**Goal of the exercise:** Starting at the first line of the listing below, retype each line up to and including the one that contains "plt.rcParams['font.family'] = ['DejaVu Sans']". Leave pictures out.

+++++

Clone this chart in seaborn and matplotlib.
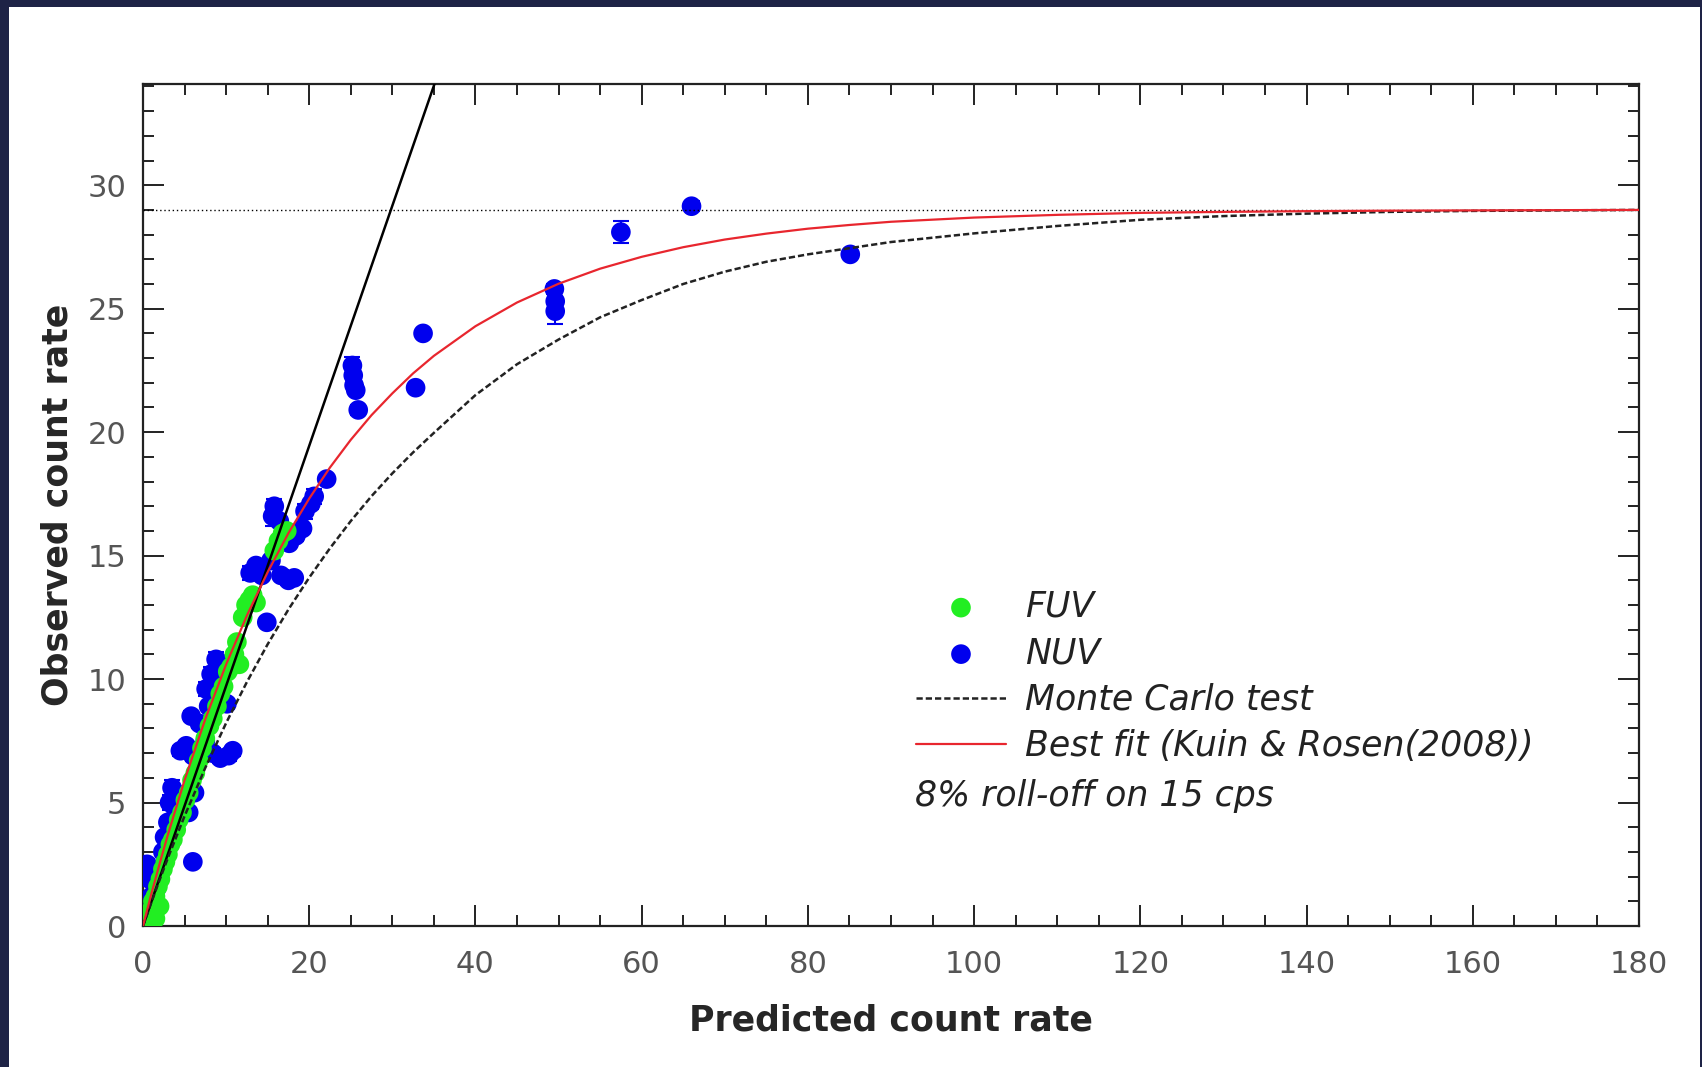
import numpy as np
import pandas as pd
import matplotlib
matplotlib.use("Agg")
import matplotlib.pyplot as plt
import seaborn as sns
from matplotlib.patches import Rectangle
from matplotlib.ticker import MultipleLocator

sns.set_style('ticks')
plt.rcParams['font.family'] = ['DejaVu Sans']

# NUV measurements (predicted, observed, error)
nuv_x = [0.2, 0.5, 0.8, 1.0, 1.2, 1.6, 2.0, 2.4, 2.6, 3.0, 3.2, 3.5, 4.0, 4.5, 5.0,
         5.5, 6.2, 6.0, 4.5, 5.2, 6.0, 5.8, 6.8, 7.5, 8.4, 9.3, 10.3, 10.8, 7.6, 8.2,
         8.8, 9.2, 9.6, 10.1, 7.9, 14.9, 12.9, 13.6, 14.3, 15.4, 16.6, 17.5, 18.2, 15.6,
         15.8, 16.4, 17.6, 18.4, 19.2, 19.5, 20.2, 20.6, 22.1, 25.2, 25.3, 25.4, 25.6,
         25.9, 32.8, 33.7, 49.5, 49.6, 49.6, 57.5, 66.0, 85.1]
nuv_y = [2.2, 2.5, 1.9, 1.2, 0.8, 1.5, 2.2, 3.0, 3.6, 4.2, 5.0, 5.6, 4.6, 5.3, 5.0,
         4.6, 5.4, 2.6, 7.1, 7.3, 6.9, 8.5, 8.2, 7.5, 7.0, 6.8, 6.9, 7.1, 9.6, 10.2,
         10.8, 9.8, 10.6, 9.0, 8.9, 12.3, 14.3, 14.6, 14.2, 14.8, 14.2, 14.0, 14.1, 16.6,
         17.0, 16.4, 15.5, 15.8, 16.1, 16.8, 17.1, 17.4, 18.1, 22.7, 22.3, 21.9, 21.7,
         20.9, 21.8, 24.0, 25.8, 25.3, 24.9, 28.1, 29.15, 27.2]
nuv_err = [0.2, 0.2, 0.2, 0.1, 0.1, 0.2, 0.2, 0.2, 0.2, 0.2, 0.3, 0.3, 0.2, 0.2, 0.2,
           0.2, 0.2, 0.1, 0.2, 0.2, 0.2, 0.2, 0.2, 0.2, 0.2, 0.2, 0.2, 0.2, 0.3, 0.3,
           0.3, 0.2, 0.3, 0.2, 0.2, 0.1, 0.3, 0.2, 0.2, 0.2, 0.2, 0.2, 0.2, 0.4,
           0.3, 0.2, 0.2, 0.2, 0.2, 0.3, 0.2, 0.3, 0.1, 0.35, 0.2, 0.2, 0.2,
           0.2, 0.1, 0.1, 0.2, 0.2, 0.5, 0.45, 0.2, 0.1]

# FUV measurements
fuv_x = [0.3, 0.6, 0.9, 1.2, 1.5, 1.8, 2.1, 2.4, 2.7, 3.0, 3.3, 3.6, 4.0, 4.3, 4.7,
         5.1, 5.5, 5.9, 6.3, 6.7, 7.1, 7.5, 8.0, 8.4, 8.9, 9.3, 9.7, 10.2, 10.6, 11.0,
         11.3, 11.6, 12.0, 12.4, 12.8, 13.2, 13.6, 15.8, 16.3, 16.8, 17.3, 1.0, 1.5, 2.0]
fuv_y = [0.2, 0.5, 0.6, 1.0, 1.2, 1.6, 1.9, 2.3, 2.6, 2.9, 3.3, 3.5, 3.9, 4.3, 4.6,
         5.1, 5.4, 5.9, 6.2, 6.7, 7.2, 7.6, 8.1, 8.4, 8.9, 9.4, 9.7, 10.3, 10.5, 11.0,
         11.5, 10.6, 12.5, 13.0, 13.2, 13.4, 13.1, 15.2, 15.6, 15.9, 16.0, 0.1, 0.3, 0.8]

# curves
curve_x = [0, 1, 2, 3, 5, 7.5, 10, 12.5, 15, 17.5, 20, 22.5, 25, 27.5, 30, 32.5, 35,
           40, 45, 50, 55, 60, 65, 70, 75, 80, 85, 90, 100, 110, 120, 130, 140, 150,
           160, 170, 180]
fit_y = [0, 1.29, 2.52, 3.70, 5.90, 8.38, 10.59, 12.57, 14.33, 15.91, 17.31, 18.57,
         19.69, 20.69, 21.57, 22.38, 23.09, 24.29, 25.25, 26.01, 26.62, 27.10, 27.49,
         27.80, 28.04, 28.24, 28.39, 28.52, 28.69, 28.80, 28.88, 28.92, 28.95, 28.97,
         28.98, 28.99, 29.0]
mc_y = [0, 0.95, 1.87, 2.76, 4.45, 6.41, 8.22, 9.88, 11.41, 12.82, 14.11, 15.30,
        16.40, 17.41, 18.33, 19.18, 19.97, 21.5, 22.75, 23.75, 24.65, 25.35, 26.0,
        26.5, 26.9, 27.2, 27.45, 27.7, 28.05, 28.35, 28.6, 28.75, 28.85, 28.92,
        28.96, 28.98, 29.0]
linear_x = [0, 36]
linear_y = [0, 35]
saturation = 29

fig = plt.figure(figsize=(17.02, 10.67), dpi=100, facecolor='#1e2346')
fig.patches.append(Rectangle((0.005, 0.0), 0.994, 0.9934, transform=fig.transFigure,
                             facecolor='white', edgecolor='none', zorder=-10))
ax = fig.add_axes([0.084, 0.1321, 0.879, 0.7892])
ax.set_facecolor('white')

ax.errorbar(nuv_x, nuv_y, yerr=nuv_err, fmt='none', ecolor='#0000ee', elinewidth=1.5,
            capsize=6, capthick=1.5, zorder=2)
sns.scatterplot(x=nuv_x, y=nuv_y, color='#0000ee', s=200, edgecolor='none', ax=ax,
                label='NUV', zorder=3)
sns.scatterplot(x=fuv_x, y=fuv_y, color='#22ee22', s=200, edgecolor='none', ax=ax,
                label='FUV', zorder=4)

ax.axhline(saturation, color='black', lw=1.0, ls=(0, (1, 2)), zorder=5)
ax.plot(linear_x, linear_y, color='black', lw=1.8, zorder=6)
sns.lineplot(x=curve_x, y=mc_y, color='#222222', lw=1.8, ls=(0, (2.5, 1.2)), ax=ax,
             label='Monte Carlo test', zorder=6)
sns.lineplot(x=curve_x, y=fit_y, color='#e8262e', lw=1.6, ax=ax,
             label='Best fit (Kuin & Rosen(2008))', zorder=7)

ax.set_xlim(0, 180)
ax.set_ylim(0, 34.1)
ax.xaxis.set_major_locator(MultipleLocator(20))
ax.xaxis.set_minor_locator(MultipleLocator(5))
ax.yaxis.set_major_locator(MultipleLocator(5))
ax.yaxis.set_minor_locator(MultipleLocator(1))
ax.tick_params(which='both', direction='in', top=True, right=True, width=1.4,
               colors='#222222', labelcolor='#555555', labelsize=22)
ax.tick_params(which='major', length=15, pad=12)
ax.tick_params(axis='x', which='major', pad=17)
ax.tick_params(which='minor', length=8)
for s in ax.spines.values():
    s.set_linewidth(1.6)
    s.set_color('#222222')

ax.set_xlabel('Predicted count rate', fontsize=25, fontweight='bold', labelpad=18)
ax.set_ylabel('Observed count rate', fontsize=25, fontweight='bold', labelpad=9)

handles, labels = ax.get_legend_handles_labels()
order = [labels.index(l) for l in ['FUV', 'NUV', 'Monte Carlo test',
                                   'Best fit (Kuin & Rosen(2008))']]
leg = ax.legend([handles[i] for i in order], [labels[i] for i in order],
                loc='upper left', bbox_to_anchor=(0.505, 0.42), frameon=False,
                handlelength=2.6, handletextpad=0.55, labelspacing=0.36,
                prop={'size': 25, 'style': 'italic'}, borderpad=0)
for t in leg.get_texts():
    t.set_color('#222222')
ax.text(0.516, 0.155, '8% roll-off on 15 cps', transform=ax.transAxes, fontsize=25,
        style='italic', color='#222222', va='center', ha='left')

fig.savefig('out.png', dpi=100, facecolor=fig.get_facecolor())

+++++

**Finished task:**
Clone this chart in seaborn and matplotlib.
import numpy as np
import pandas as pd
import matplotlib
matplotlib.use("Agg")
import matplotlib.pyplot as plt
import seaborn as sns
from matplotlib.patches import Rectangle
from matplotlib.ticker import MultipleLocator

sns.set_style('ticks')
plt.rcParams['font.family'] = ['DejaVu Sans']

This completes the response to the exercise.